### Written exercise
Pick out each line in these entries that contains the string "with".

+++

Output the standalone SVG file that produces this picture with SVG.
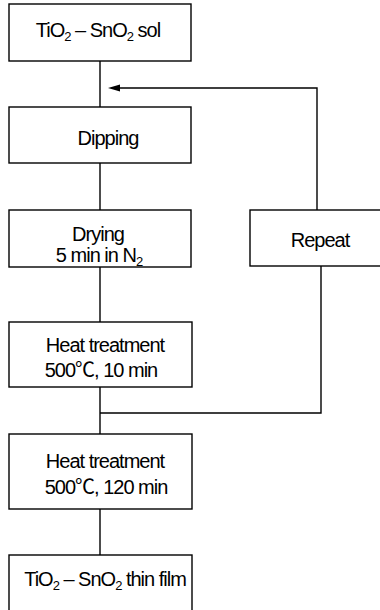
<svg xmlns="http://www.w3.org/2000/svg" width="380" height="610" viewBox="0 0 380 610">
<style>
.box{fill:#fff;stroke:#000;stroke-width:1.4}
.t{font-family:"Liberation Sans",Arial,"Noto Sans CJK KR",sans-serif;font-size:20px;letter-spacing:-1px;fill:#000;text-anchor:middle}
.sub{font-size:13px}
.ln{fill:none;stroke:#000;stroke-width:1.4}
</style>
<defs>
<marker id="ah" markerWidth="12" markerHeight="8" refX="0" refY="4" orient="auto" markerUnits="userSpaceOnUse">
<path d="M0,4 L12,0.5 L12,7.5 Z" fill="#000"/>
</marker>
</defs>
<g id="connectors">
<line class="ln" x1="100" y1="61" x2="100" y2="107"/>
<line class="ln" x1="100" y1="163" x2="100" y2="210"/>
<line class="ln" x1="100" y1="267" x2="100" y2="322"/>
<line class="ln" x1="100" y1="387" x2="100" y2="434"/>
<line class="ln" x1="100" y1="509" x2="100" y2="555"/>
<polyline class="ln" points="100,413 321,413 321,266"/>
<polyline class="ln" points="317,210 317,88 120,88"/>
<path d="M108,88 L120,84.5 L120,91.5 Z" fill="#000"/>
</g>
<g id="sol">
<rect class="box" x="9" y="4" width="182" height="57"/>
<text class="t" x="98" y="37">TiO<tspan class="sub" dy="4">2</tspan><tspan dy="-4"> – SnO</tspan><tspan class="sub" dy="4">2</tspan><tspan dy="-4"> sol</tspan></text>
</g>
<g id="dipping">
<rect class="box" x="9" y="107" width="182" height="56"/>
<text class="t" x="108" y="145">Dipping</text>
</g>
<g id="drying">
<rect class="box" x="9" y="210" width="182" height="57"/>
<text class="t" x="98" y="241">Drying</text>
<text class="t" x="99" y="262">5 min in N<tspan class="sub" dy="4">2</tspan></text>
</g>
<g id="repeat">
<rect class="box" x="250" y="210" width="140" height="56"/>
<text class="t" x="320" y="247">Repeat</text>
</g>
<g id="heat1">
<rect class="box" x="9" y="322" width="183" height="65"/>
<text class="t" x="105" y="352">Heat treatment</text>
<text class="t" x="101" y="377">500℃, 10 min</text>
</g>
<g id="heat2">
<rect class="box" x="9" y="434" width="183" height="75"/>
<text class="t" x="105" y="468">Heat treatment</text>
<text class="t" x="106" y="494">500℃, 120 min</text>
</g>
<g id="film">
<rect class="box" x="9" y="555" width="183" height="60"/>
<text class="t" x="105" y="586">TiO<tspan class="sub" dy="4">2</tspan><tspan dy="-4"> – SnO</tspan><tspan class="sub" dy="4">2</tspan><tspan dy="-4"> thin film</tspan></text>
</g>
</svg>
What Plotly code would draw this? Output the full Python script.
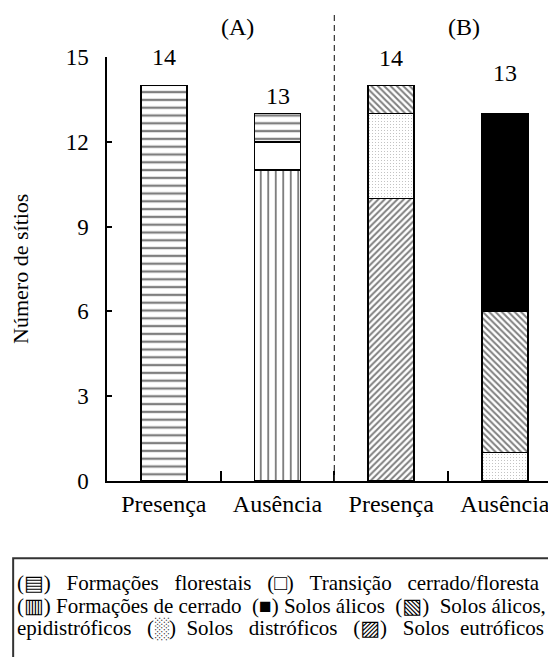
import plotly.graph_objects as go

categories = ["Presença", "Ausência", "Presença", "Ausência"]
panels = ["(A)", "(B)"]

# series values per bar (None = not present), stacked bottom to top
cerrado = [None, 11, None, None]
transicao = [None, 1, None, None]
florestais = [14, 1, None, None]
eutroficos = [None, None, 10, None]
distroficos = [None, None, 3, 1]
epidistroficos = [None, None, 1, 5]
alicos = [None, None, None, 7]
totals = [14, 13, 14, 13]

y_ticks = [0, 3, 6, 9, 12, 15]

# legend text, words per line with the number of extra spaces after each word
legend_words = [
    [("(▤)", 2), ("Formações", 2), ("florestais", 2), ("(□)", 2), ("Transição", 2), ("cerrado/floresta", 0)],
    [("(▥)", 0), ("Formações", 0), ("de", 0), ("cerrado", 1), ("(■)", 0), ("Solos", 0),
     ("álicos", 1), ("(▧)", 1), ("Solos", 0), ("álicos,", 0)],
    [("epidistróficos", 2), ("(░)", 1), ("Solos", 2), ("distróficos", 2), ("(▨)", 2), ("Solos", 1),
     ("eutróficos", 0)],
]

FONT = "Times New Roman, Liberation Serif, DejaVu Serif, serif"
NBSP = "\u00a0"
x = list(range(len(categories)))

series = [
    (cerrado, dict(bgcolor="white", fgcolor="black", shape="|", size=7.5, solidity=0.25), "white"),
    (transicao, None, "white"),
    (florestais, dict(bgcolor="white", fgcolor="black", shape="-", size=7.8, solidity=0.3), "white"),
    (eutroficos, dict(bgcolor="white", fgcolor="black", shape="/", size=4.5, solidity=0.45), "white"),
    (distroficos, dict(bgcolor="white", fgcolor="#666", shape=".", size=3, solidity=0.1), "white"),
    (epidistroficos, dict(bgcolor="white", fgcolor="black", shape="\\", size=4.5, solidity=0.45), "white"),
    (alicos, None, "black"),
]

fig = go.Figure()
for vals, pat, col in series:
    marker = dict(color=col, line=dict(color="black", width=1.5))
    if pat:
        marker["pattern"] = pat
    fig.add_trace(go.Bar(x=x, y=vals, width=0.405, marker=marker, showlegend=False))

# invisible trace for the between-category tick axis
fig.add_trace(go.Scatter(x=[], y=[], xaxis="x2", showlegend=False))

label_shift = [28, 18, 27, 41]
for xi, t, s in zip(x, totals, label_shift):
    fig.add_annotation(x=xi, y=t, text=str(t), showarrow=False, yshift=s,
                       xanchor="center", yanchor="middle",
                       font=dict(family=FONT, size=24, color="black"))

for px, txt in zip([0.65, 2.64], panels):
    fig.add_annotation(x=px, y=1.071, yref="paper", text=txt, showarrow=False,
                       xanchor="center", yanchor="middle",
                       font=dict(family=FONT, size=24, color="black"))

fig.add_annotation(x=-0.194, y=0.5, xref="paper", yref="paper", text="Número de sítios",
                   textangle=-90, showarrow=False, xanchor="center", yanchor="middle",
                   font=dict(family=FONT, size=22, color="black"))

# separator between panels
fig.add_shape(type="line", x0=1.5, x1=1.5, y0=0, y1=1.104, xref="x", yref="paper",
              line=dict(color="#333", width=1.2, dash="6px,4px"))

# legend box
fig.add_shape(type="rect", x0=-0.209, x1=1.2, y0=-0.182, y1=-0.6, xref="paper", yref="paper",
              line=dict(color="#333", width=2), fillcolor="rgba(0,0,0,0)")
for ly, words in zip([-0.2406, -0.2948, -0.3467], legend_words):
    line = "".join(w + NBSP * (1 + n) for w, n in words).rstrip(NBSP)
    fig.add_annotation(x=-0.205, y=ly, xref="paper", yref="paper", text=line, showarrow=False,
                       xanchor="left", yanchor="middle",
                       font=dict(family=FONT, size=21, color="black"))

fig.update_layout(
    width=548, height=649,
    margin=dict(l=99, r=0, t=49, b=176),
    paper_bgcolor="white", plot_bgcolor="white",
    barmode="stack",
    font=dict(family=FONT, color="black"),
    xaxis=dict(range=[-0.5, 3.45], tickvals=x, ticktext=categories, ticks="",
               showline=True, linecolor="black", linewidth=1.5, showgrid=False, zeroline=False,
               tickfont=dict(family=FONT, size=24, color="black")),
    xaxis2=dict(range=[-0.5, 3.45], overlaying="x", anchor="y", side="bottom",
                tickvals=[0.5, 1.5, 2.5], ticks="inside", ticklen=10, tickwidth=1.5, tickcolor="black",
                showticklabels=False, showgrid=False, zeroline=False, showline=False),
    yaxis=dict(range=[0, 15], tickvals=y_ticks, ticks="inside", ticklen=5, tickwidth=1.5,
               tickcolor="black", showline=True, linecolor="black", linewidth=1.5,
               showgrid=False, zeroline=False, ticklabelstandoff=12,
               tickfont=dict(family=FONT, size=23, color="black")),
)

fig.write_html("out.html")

+++

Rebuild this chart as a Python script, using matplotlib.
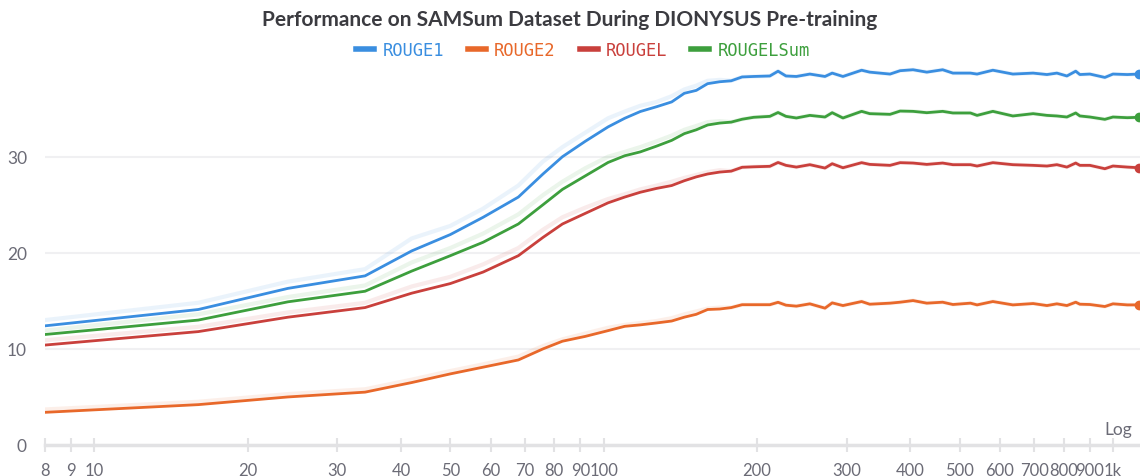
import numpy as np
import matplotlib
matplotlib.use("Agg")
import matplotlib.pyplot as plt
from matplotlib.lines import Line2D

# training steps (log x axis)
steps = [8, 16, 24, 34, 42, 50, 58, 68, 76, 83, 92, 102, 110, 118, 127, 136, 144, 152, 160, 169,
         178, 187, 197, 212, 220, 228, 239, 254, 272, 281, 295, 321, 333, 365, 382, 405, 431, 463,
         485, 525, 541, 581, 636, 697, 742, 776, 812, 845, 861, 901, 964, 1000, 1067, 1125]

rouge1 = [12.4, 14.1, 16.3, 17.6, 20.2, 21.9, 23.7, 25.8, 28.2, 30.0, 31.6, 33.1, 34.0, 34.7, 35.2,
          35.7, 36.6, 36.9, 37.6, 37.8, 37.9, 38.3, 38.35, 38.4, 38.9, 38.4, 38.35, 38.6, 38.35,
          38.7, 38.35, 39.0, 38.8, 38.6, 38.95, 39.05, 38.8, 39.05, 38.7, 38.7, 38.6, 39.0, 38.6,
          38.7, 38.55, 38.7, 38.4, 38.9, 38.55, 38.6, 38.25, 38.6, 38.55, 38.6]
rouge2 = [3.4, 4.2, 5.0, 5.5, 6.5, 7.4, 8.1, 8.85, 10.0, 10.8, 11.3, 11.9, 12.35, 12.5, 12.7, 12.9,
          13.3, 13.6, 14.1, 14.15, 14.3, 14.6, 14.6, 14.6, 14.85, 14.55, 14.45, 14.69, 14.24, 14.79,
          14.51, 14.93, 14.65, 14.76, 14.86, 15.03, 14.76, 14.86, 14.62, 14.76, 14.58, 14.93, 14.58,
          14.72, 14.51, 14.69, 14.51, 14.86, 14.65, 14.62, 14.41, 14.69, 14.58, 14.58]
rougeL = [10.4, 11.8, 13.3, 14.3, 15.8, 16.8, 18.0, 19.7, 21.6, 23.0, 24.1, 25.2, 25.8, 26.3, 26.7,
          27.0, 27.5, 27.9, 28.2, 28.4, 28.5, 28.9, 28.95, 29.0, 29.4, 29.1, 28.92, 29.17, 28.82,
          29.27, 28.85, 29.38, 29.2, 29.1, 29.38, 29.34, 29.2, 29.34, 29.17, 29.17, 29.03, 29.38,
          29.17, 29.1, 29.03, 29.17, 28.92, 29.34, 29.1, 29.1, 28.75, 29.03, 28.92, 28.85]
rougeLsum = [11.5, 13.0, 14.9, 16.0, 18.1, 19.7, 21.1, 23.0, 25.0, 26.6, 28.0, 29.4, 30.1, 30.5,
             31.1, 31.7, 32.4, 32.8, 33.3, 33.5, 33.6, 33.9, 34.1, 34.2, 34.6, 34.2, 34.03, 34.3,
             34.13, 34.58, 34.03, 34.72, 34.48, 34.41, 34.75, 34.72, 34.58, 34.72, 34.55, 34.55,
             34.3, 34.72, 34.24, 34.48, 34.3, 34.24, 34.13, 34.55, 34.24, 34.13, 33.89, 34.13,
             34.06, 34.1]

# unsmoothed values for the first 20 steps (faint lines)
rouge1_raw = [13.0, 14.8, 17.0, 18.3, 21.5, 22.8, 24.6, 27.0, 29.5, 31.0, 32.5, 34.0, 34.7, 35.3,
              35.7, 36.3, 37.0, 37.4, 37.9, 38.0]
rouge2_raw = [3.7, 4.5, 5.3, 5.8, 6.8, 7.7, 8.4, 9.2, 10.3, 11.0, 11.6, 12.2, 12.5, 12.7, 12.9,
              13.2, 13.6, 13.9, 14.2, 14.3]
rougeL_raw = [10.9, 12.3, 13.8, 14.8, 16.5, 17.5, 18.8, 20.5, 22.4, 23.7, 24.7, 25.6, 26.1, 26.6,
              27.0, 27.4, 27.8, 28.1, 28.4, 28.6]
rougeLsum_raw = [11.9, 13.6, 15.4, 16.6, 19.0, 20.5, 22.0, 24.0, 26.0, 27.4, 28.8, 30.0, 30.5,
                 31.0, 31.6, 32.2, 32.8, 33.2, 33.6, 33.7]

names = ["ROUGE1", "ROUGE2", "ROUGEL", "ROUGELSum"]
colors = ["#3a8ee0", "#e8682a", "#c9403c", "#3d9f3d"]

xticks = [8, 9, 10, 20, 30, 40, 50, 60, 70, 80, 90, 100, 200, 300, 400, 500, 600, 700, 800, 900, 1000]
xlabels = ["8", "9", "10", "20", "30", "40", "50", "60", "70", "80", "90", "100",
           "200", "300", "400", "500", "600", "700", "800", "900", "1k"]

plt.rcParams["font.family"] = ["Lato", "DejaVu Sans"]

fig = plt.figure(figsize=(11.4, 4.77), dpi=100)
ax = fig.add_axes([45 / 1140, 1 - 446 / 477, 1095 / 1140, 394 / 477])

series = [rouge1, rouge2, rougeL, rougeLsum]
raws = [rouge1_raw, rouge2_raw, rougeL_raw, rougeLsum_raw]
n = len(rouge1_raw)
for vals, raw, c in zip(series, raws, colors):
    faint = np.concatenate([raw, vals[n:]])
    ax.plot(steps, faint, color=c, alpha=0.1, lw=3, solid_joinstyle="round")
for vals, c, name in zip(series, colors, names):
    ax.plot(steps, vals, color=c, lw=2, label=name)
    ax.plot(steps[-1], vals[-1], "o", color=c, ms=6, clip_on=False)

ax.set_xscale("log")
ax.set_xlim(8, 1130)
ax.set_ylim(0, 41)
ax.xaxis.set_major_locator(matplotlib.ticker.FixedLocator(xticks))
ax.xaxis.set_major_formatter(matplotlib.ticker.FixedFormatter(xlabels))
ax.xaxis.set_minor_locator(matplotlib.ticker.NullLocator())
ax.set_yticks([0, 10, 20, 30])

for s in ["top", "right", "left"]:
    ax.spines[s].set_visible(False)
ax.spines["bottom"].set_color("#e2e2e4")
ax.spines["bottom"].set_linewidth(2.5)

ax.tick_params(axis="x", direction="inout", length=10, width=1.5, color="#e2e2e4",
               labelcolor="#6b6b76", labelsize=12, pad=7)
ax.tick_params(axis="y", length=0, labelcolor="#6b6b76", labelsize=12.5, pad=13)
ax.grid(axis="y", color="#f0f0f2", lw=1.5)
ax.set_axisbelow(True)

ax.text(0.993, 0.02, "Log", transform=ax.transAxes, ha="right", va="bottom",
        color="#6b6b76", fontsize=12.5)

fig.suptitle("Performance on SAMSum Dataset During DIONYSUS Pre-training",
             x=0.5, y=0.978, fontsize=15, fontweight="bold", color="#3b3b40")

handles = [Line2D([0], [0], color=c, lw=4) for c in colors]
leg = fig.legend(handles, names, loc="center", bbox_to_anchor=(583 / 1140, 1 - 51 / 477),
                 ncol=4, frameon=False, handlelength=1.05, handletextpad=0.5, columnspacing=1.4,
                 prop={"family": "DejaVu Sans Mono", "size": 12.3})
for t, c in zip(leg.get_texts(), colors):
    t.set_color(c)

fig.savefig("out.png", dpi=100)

+++

### The response
Output the standalone SVG file that produces this picture with SVG.
# legend text, words per line with the number of extra spaces after each word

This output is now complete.